On Behalf of | Dec 3, 2020 | Securities Law And Litigation |

June 30, 2020 was the deadline for compliance with new standards of conduct for broker-dealers in their professional relationships with retail clients. To that end, the Securities and Exchange Commission (SEC) adopted new regulations, including Regulation Best Interest (Reg BI).

From suitability to best interest

Broker-dealers, who are licensed by the Financial Industry Regulatory Authority (FINRA), a government-approved regulatory organization, have historically been held to a “suitability” standard in their work with investors. With Reg BI, they must now adhere to a “best interest” standard when they make investment product recommendations to retail clients, without placing their own interests first.

Interestingly, while the best interest standard is more stringent than the suitability standard, the SEC chose not to impose the even higher standard of a fiduciary (required of investment advisors) on these broker-dealer recommendations.

Retail customers targeted

A retail customer for this purpose is “a natural person, or the legal representative of such natural person” in this circumstance:

  • When a broker-dealer recommends a “securities transaction or investment strategy involving securities” and
  • The customer “uses” the recommendation mainly for “personal, family, or household purposes.”

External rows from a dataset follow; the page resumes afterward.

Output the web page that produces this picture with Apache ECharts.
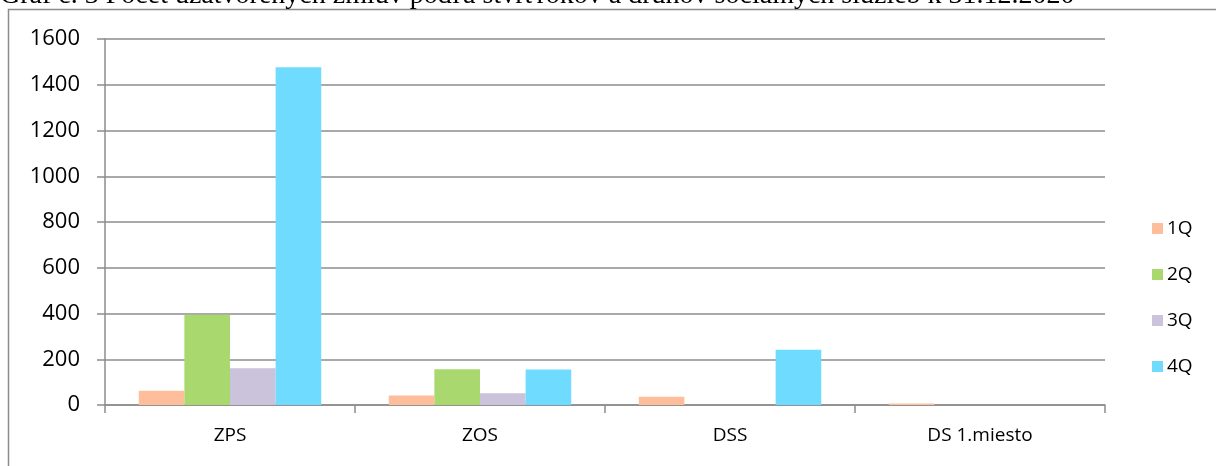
<!DOCTYPE html>
<html>
<head>
<meta charset="utf-8">
<script src="https://cdn.jsdelivr.net/npm/echarts@6/dist/echarts.min.js"></script>
<style>
html,body{margin:0;padding:0;background:#fff;}
#c{width:1216px;height:466px;}
</style>
</head>
<body>
<div id="c"></div>
<script>
const categories = ['ZPS', 'ZOS', 'DSS', 'DS 1.miesto'];
const seriesNames = ['1Q', '2Q', '3Q', '4Q'];
const q1 = [62, 41, 36, 7];
const q2 = [395, 156, 0, 0];
const q3 = [161, 51, 0, 0];
const q4 = [1476, 155, 241, 0];
const yTicks = [0, 200, 400, 600, 800, 1000, 1200, 1400, 1600];
const colors = ['#FFBE9B', '#A9D86E', '#CBC2DB', '#6FDBFF'];
const titleText = 'Graf č. 3 Počet uzatvorených zmlúv podľa štvrťrokov a druhov sociálnych služieb k 31.12.2020';

const values = [q1, q2, q3, q4];
const chart = echarts.init(document.getElementById('c'), null, {renderer: 'canvas'});
const gray = '#8c8c8c';
const font = '"Open Sans", "Liberation Sans", sans-serif';

chart.setOption({
  animation: false,
  backgroundColor: '#fff',
  graphic: [
    {type: 'rect', shape: {x: 8.5, y: 9.5, width: 1400, height: 700},
     style: {fill: 'none', stroke: gray, lineWidth: 1.5}, z: 0},
    {type: 'text', x: 0, y: 10,
     style: {text: titleText, font: '28px "Liberation Serif", "DejaVu Serif", serif',
             fill: '#000', verticalAlign: 'bottom', align: 'left'}}
  ],
  grid: {left: 105, right: 111, top: 39, bottom: 61, containLabel: false},
  legend: {
    orient: 'vertical', left: 1147, top: 213,
    itemWidth: 11, itemHeight: 11, itemGap: 25,
    icon: 'rect',
    data: seriesNames,
    textStyle: {fontFamily: font, fontSize: 19, color: '#000', lineHeight: 21, padding: [0, 0, 0, -1]}
  },
  xAxis: {
    type: 'category', data: categories,
    axisLine: {show: true, lineStyle: {color: gray, width: 1.5}},
    axisTick: {show: true, alignWithLabel: false, length: 8, lineStyle: {color: gray, width: 1.5}},
    axisLabel: {fontFamily: font, fontSize: 19, color: '#000', margin: 21}
  },
  yAxis: {
    type: 'value', min: yTicks[0], max: yTicks[yTicks.length - 1], interval: yTicks[1] - yTicks[0],
    axisLine: {show: true, lineStyle: {color: gray, width: 1.5}},
    axisTick: {show: true, length: 8, lineStyle: {color: gray, width: 1.5}},
    splitLine: {show: true, lineStyle: {color: gray, width: 1.5}},
    axisLabel: {fontFamily: font, fontSize: 22, color: '#000', margin: 25,
                formatter: v => String(v)}
  },
  series: seriesNames.map((n, i) => ({
    name: n, type: 'bar', data: values[i],
    barGap: '0%', barCategoryGap: '27%',
    itemStyle: {color: colors[i]}
  }))
});
</script>
</body>
</html>
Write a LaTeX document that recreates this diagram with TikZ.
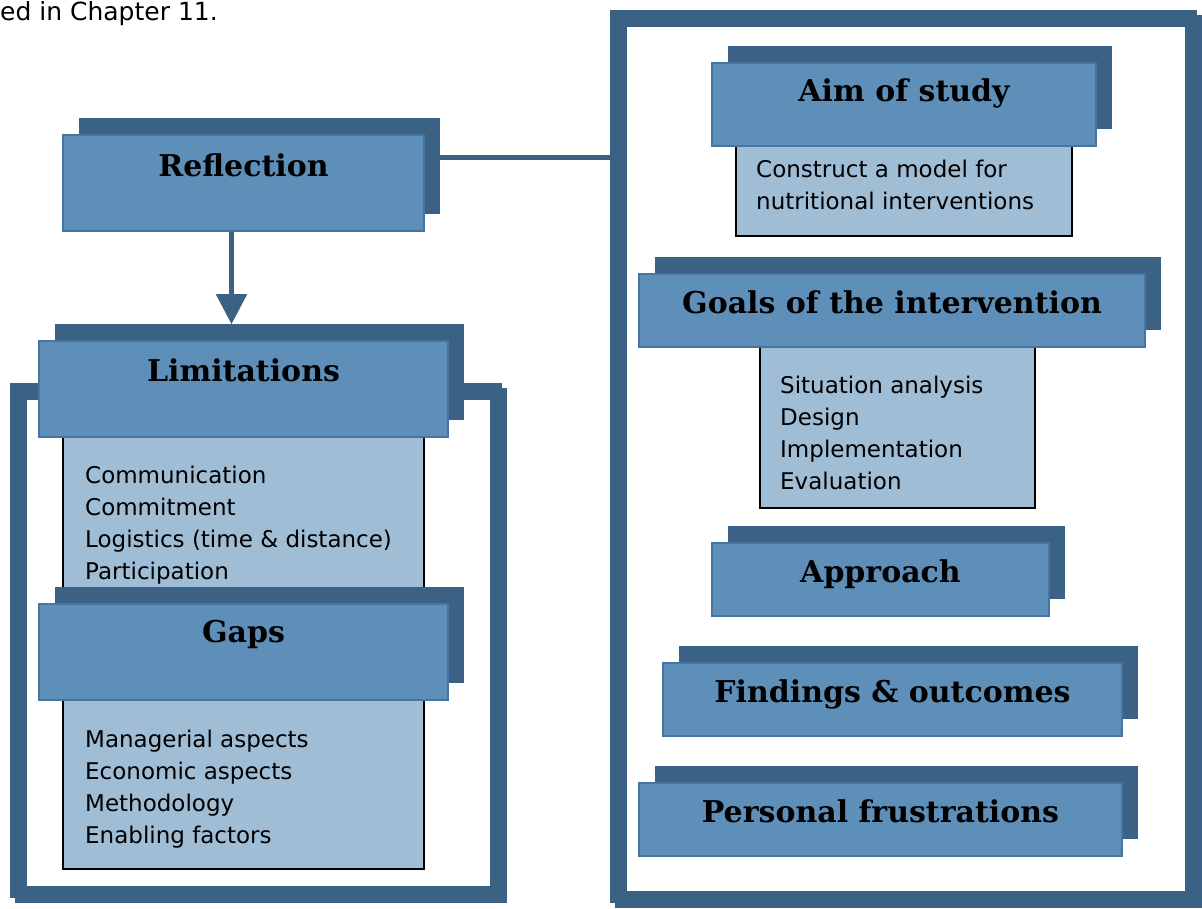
\documentclass[tikz,border=0pt]{standalone}
\usepackage{fontspec}
\setmainfont{DejaVu Sans}
\newfontfamily\headfont{DejaVu Serif}
\usetikzlibrary{arrows.meta,shadows}

\definecolor{darkblue}{HTML}{3B6185}
\definecolor{midblue}{HTML}{5E8FB9}
\definecolor{edgeblue}{HTML}{4774A0}
\definecolor{lightblue}{HTML}{A0BDD6}

\begin{document}
\begin{tikzpicture}[x=1pt, y=-1pt,
    frame/.style = {draw=darkblue, line width=12pt, inner sep=0pt,
                    general shadow={draw=darkblue, line width=12pt, shadow xshift=5pt, shadow yshift=-5pt}},
    head/.style = {draw=edgeblue, fill=midblue, line width=1.5pt, inner sep=0pt,
                   general shadow={fill=darkblue, shadow xshift=16pt, shadow yshift=17pt}},
    list/.style = {draw=black, fill=lightblue, line width=1.5pt, inner sep=0pt},
    title/.style = {font=\headfont\bfseries\fontsize{30}{36}\selectfont, anchor=base, inner sep=0pt},
    item/.style = {font=\fontsize{23}{32}\selectfont, anchor=base west, inner sep=0pt},
    link/.style = {draw=darkblue, line width=5pt}]
                \useasboundingbox (0,0) rectangle (1202,909);
                \node[item, font=\fontsize{25}{30}\selectfont] (intro) at (0,21) {ed in Chapter 11.};
                % frames
                \node[frame, minimum width=480, minimum height=503] (lframe) at (256,640.5) {};
                \node[frame, minimum width=575, minimum height=881] (rframe) at (903.5,456.5) {};
                % list boxes
                \node[list, minimum width=361, minimum height=163] (limlist) at (243.5,518.5) {};
                \node[list, minimum width=361, minimum height=169] (gaplist) at (243.5,784.5) {};
                \node[list, minimum width=336, minimum height=90] (aimlist) at (904,191) {};
                \node[list, minimum width=275, minimum height=161] (goallist) at (897.5,427.5) {};
                % headings
                \node[head, minimum width=361, minimum height=96] (refl) at (243.5,183) {};
                \node[head, minimum width=409, minimum height=96] (lim) at (243.5,389) {};
                \node[head, minimum width=409, minimum height=96] (gaps) at (243.5,652) {};
                \node[head, minimum width=384, minimum height=83] (aim) at (904,104.5) {};
                \node[head, minimum width=506, minimum height=73] (goals) at (892,310.5) {};
                \node[head, minimum width=337, minimum height=73] (appr) at (880.5,579.5) {};
                \node[head, minimum width=459, minimum height=73] (find) at (892.5,699.5) {};
                \node[head, minimum width=483, minimum height=73] (pers) at (880.5,819.5) {};
                \node[title] (refl-t) at ([yshift=-42pt]refl.north) {Reflection};
                \node[title] (lim-t) at ([yshift=-41pt]lim.north) {Limitations};
                \node[title] (gaps-t) at ([yshift=-39pt]gaps.north) {Gaps};
                \node[title] (aim-t) at ([yshift=-39pt]aim.north) {Aim of study};
                \node[title] (goals-t) at ([yshift=-40pt]goals.north) {Goals of the intervention};
                \node[title] (appr-t) at ([yshift=-40pt]appr.north) {Approach};
                \node[title] (find-t) at ([yshift=-40pt]find.north) {Findings \& outcomes};
                \node[title] (pers-t) at ([yshift=-40pt]pers.north) {Personal frustrations};
                % list texts
                \foreach \t [count=\i] in {Communication, Commitment, {Logistics (time \& distance)}, Participation}
                    \node[item] (lim\i) at (85,451+32*\i) {\t};
                \foreach \t [count=\i] in {Managerial aspects, Economic aspects, Methodology, Enabling factors}
                    \node[item] (gap\i) at (85,715+32*\i) {\t};
                \foreach \t [count=\i] in {Construct a model for, nutritional interventions}
                    \node[item] (aim\i) at (756,146+32*\i) {\t};
                \foreach \t [count=\i] in {Situation analysis, Design, Implementation, Evaluation}
                    \node[item] (goal\i) at (780,361+32*\i) {\t};
                % connectors
                \draw[link] ([yshift=-23pt]refl.north east) -- ([yshift=-23pt]refl.north east -| rframe.west);
                \draw[link, -{Triangle[width=30pt,length=30pt]}] ([xshift=-12pt]refl.south) -- ([xshift=-12pt,yshift=16pt]lim.north);
            \end{tikzpicture}
\end{document}
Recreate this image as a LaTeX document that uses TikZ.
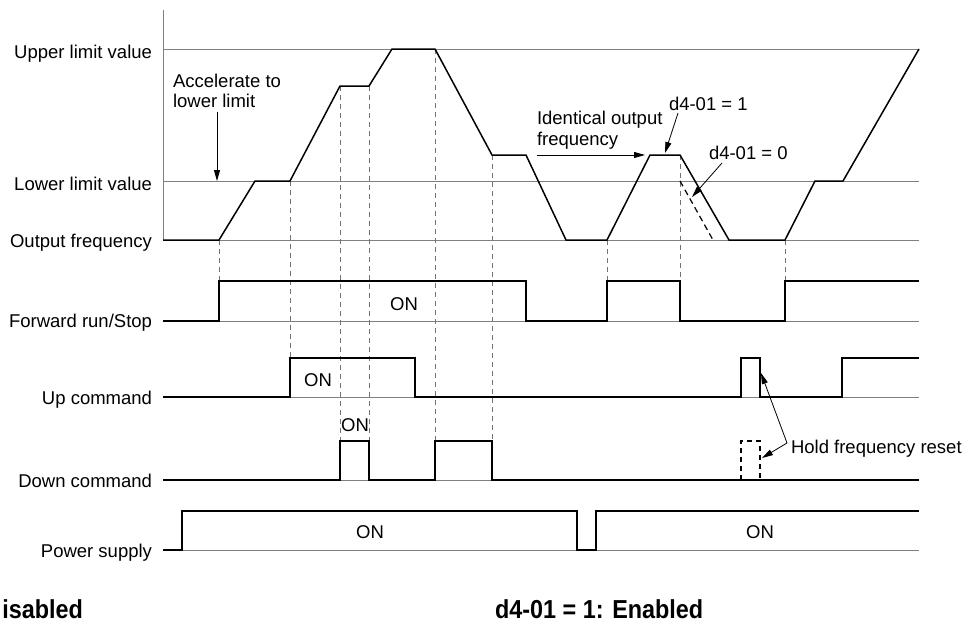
\documentclass[tikz,border=0pt]{standalone}
\usepackage{fontspec}
\setmainfont{Liberation Sans}
\usepackage{graphicx}
\usetikzlibrary{arrows.meta}
\definecolor{refgray}{gray}{0.5}
\definecolor{dashgray}{gray}{0.45}
\begin{document}
\begin{tikzpicture}[x=1pt,y=-1pt,
  every node/.style={font=\fontsize{18.5}{21}\selectfont, inner sep=0pt, outer sep=0pt},
  refline/.style={draw=refgray, line width=0.9pt},
  trace/.style={draw=black, line width=1.5pt, line join=miter},
  guide/.style={draw=dashgray, line width=0.9pt, dash pattern=on 5pt off 4pt},
  altpath/.style={draw=black, line width=1.2pt, dash pattern=on 6pt off 4pt},
  arr/.style={draw=black, line width=0.8pt, -{Triangle[length=11pt,width=6pt]}},
  rowlabel/.style={anchor=base east},
  onlabel/.style={anchor=center},
  note/.style={align=left, anchor=north west},
  footer/.style={font=\bfseries\fontsize{26}{28}\selectfont}
]
\useasboundingbox (0,0) rectangle (963,624);

% reference lines
\draw[refline] (163,10) -- (163,240);
\foreach \yy in {49,181,240,321,397,480,550}
  \draw[refline] (163,\yy) -- (919,\yy);

% row labels
\node[rowlabel] (lupper) at (152,58) {Upper limit value};
\node[rowlabel] (llower) at (152,190) {Lower limit value};
\node[rowlabel] (lout)   at (152,247) {Output frequency};
\node[rowlabel] (lfwd)   at (152,327) {Forward run/Stop};
\node[rowlabel] (lup)    at (152,404) {Up command};
\node[rowlabel] (ldown)  at (152,487) {Down command};
\node[rowlabel] (lpow)   at (152,557) {Power supply};

% guide dashed verticals
\draw[guide] (219,240) -- (219,281);
\draw[guide] (290,181) -- (290,358);
\draw[guide] (340,86) -- (340,441);
\draw[guide] (369,86) -- (369,441);
\draw[guide] (435,49) -- (435,441);
\draw[guide] (492,155) -- (492,441);
\draw[guide] (607,240) -- (607,281);
\draw[guide] (680,155) -- (680,281);
\draw[guide] (785,240) -- (785,281);

% output frequency trace
\draw[trace] (163,240) -- (219,240) -- (255,181) -- (290,181) -- (340,86) -- (369,86)
  -- (392,49) -- (435,49) -- (492,155) -- (526,155) -- (566,240) -- (607,240)
  -- (650,155) -- (680,155) -- (729,240) -- (785,240) -- (815,181) -- (843,181) -- (919,49);
\draw[altpath] (680,181) -- (713,240);

% forward run / stop
\draw[trace] (163,321) -- (219,321) -- (219,281) -- (526,281) -- (526,321) -- (607,321)
  -- (607,281) -- (680,281) -- (680,321) -- (785,321) -- (785,281) -- (919,281);
% up command
\draw[trace] (163,397) -- (290,397) -- (290,358) -- (415,358) -- (415,397) -- (741,397)
  -- (741,358) -- (760,358) -- (760,397) -- (842,397) -- (842,358) -- (919,358);
% down command
\draw[trace] (163,480) -- (340,480) -- (340,441) -- (369,441) -- (369,480) -- (435,480)
  -- (435,441) -- (492,441) -- (492,480) -- (919,480);
\draw[draw=black, line width=1.2pt, dash pattern=on 5pt off 4pt] (741,480) -- (741,441) -- (760,441) -- (760,480);
% power supply
\draw[trace] (163,550) -- (182,550) -- (182,511) -- (577,511) -- (577,550) -- (596,550)
  -- (596,511) -- (919,511);

% ON labels
\node[onlabel] (onfwd)  at (404,304) {ON};
\node[onlabel] (onup)   at (318,380) {ON};
\node[onlabel] (ondown) at (355,425) {ON};
\node[onlabel] (onpow1) at (370,532) {ON};
\node[onlabel] (onpow2) at (760,532) {ON};

% annotations
\node[note] (acc) at (173,74) {Accelerate to\\[-1pt]lower limit};
\coordinate (accTip) at (217,181);
\draw[arr] ([yshift=-4pt]acc.south -| accTip) -- (accTip);

\node[note] (ident) at (537,111) {Identical output\\frequency};
\coordinate (identTip) at (645,155);
\draw[arr] (ident.west |- identTip) -- (identTip);

\node[anchor=base west] (d1) at (669,110) {d4-01 = 1};
\coordinate (d1Tip) at (665,153);
\draw[arr] (678,113) -- (d1Tip);

\node[anchor=base west] (d0) at (709,159) {d4-01 = 0};
\coordinate (d0Tip) at (692,197);
\draw[arr] (722,163) -- (d0Tip);

\node[anchor=base west] (hold) at (791,453) {Hold frequency reset};
\coordinate (holdFrom) at (787,443);
\coordinate (holdTipA) at (761,373);
\coordinate (holdTipB) at (762,458);
\draw[arr] (holdFrom) -- (holdTipA);
\draw[arr] (holdFrom) -- (holdTipB);

% footer captions
\node[footer, anchor=base east] (capL) at (83,618) {\scalebox{0.9}[1]{isabled}};
\node[footer, anchor=base west] (capR) at (495,618) {\scalebox{0.9}[1]{d4-01 = 1: Enabled}};
\end{tikzpicture}
\end{document}
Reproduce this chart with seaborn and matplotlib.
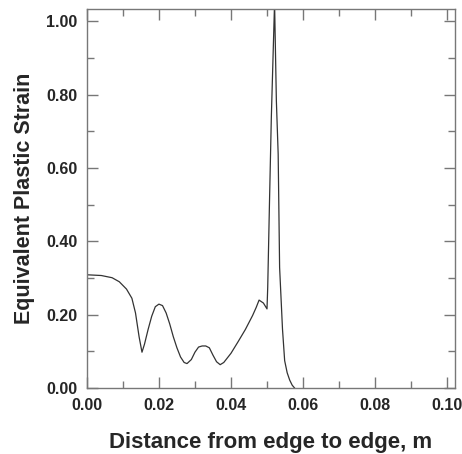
import numpy as np
import pandas as pd
import seaborn as sns
import matplotlib.pyplot as plt
from matplotlib.ticker import MultipleLocator, FormatStrFormatter

sns.set_style('ticks')
plt.rcParams['font.family'] = ['Liberation Sans', 'DejaVu Sans']

# distance (m) and equivalent plastic strain
distance = [0.0, 0.004, 0.007, 0.009, 0.011, 0.0125, 0.0135, 0.0145, 0.0153,
            0.016, 0.017, 0.018, 0.019, 0.020, 0.021, 0.022, 0.023, 0.024,
            0.025, 0.026, 0.027, 0.0278, 0.029, 0.030, 0.031, 0.032, 0.033,
            0.034, 0.035, 0.036, 0.037, 0.038, 0.040, 0.042, 0.044, 0.046,
            0.047, 0.0478, 0.049, 0.0500, 0.0502, 0.0507, 0.0512, 0.0521,
            0.0526, 0.0531, 0.0535, 0.0543, 0.0549, 0.0556, 0.0563, 0.0570,
            0.0577]
strain = [0.309, 0.307, 0.301, 0.290, 0.270, 0.245, 0.205, 0.140, 0.098,
          0.120, 0.160, 0.196, 0.222, 0.229, 0.225, 0.205, 0.175, 0.140,
          0.110, 0.085, 0.070, 0.067, 0.078, 0.098, 0.112, 0.115, 0.115,
          0.110, 0.090, 0.072, 0.064, 0.070, 0.095, 0.127, 0.160, 0.198,
          0.220, 0.240, 0.232, 0.216, 0.275, 0.511, 0.737, 1.05,
          0.783, 0.638, 0.329, 0.161, 0.075, 0.042, 0.022, 0.008,
          0.0]

df = pd.DataFrame({'x': distance, 'y': strain})

fig = plt.figure(figsize=(4.62, 4.54), dpi=100)
ax = fig.add_axes([0.188, 0.145, 0.797, 0.835])
sns.lineplot(data=df, x='x', y='y', ax=ax, color='#333333', linewidth=0.9,
             sort=False, estimator=None)

ax.set_xlim(0, 0.1022)
ax.set_ylim(0, 1.033)
ax.xaxis.set_major_locator(MultipleLocator(0.02))
ax.xaxis.set_minor_locator(MultipleLocator(0.01))
ax.yaxis.set_major_locator(MultipleLocator(0.2))
ax.yaxis.set_minor_locator(MultipleLocator(0.1))
ax.xaxis.set_major_formatter(FormatStrFormatter('%.2f'))
ax.yaxis.set_major_formatter(FormatStrFormatter('%.2f'))

ax.tick_params(which='both', direction='in', top=True, right=True,
               color='#777777', width=1.0)
ax.tick_params(which='major', length=8, labelsize=11.5, pad=7)
ax.tick_params(which='minor', length=5)
for lab in ax.get_xticklabels() + ax.get_yticklabels():
    lab.set_fontweight('bold')
for s in ax.spines.values():
    s.set_color('#777777')
    s.set_linewidth(1.0)

ax.set_xlabel('Distance from edge to edge, m', fontsize=16, fontweight='bold', labelpad=14)
ax.set_ylabel('Equivalent Plastic Strain', fontsize=15.5, fontweight='bold', labelpad=8)

fig.savefig('out.png', dpi=100)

The SEC explains (at the first link above) that the legal representative of a natural person is a “non-professional (i.e., non-regulated) legal [representative].” Examples include trustees, executors, people with powers of attorney, and conservators, who can stand in for the retail clients for whom they have protective responsibilities in relationships with broker-dealers.

Four obligations

For the broker-dealer to meet the best interest standard to a retail customer, the regulation sets out four required obligations:

  • Disclosure obligation regarding the scope and terms of the broker-dealer relationship with the retail customer, including fees, costs and conflicts of interest
  • Care obligation to exercise “reasonable diligence, care, and skill” to understand “potential risks, rewards, and costs” of recommended investments considering the best interest of a retail client
  • Conflict of interest obligation to identify, disclose, mitigate or eliminate broker-dealer conflicts of interest that could incentivize the broker-dealer to put their own interests before the client’s, including elimination of sales contests and quotas, bonuses and “non-cash compensation” based on selling specific securities “within a limited period of time”
  • Compliance obligation to establish written policies and procedures for compliance with Reg BI

This may not be the last word

While the best interest standard is more stringent than the suitability standard, some critics argue Reg BI does not go far enough to protect investors, according to FinancialPlanning. Reg BI is not even a year old yet, but many speculate that the incoming Biden administration may attempt to put even more teeth into the new Reg BI standard.